One of his quotes in that book is “There is no reason ever to have the same thought twice, unless you like having that thought.” (p. 22) That’s perhaps a bit of an exaggeration, but it is true that GTD trains you to capture certain kinds of thoughts (worries, ideas, …) as they flit through your mind, and write them down.

So: if the thought is a next action, it goes on your next action list. If it’s related to a project, it goes on your entry for that project. If it’s something you’re thinking about but haven’t yet committed to, it goes on your someday/maybe list.

But what if it relates something that you do repeatedly? You may be able to place that in one of the above categories, but, for me, they’re not a particularly good fit. That may sound a bit abstract (or wrong!), so let me give you an example as an explanation: sometimes, I am hiring. When I hire, I bring candidates in for interviews. And setting up an interview involves several steps: the candidate and I have to agree on the time, I have to reserve a conference room, I have to register the candidate with the visitor system, I have to make an entry in my calendar, I have to e-mail the candidate driving directions. And probably other steps that I can’t think of right now, which is exactly my point: I can try to hope that I’ll remember all of those steps, but they’re exactly the sort of thing that GTD teaches us not to keep in our brains, to keep instead in some trusted location.
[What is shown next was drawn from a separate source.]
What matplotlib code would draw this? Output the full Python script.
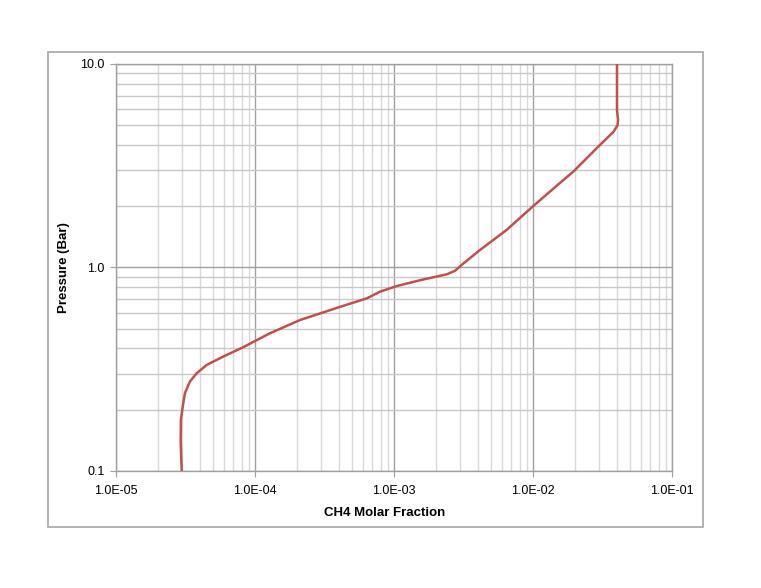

But where? If I’m hiring, I’ll have a ‘hiring’ project, so I could keep it there. If I’m not hiring, I guess I could shuffle it over to the someday/maybe list. But that sounds like a lot of busywork for no particular reason; instead, I find it simplest to have a ‘checklist’ folder where I keep stuff like that. (If you’re curious, the GTD directory on my computer contains my tickler file plus four subdirectories: ‘projects’, ‘someday’, ‘reference’, and ‘checklists’.) So, at work, this is more or less my current set of checklists: a couple of hiring-related ones, one for when somebody leaves, one giving the steps of my weekly review, and my favorite ones, the checklists for when I get to work and leave work. (I created the “get to work” checklist the second time that I realized that it was almost lunchtime, that I’d been too busy to eat breakfast at home, and that I’d gotten distracted and hadn’t eaten breakfast at work; so I created a checklist whose fifth item is “have I eaten breakfast?”.)

Incidentally, my GTD system is settling down pretty well. I’ve made peace with the e-mail sorting issues that I mentioned earlier; once I’d added short keystroke commands to file an e-mail as action/waiting/scheduled (along with keystrokes for various reference folders), I found that having separate folders for those categories worked fine. I’ve instituted weekly reviews at both home and work; they haven’t had any big effects yet, but seem to be a positive occurrence as a whole. My personal next action list has been getting out of hand recently, but I made some progress in taming that this weekend, and it’s been a successful feedback mechanism in preventing me from taking on more personal projects that I really don’t have time for; my work next action list has remained pleasantly manageable. In fact, while I plan to continue tweaking the system indefinitely, I’ve declared the “adopt GTD” project at work a success, and I only have a couple of action items left on the home version of that project.